Do this:
Repeat, please, only the lines from the top of the data down to the line with "plt.rcParams['font.family'] = ['Roboto', 'Noto"; include both of those lines.

Source material:
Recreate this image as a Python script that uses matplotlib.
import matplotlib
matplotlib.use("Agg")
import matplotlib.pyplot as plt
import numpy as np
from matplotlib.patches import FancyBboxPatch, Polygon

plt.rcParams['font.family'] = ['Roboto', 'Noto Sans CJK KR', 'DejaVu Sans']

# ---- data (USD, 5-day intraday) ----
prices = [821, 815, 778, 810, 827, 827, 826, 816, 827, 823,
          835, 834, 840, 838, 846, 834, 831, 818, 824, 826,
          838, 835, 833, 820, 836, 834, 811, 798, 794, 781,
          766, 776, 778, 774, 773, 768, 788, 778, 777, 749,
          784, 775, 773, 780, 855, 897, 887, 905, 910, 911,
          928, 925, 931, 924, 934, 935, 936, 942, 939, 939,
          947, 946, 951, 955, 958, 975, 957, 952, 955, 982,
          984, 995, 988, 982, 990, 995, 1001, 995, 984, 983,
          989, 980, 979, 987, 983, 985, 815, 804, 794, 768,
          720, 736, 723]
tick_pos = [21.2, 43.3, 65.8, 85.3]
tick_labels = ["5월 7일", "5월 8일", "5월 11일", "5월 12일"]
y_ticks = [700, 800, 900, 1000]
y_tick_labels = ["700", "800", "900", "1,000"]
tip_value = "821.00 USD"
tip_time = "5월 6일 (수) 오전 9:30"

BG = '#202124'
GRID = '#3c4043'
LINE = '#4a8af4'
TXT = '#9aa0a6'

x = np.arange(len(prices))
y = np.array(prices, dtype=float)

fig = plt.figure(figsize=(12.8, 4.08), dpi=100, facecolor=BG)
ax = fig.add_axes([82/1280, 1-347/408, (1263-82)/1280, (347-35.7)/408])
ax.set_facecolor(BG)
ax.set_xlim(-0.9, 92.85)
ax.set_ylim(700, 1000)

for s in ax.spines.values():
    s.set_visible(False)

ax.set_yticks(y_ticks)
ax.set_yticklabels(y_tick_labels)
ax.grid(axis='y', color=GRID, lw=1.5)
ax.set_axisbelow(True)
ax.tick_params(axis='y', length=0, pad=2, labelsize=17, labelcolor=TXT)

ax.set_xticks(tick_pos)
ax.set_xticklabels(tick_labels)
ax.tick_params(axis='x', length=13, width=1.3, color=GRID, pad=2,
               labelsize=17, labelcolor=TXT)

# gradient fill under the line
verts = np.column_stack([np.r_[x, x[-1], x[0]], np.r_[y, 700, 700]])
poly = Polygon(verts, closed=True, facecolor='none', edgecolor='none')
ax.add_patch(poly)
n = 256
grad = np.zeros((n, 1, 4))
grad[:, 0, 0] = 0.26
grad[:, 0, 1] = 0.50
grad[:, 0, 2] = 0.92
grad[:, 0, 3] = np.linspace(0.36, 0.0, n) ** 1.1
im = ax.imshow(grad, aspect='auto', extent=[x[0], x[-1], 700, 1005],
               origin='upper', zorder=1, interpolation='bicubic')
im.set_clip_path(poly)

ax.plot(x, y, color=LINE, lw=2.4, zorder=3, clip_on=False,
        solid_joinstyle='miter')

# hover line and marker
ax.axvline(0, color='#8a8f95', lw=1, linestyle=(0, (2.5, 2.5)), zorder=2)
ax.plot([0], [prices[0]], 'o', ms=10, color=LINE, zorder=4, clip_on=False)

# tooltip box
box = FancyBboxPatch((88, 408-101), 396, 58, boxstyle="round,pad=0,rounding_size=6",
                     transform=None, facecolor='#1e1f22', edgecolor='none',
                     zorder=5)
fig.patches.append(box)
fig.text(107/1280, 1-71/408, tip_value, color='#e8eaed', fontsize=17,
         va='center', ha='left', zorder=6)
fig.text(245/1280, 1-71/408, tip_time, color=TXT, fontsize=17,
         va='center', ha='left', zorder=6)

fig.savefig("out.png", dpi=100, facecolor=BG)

Expected answer:
Recreate this image as a Python script that uses matplotlib.
import matplotlib
matplotlib.use("Agg")
import matplotlib.pyplot as plt
import numpy as np
from matplotlib.patches import FancyBboxPatch, Polygon

plt.rcParams['font.family'] = ['Roboto', 'Noto Sans CJK KR', 'DejaVu Sans']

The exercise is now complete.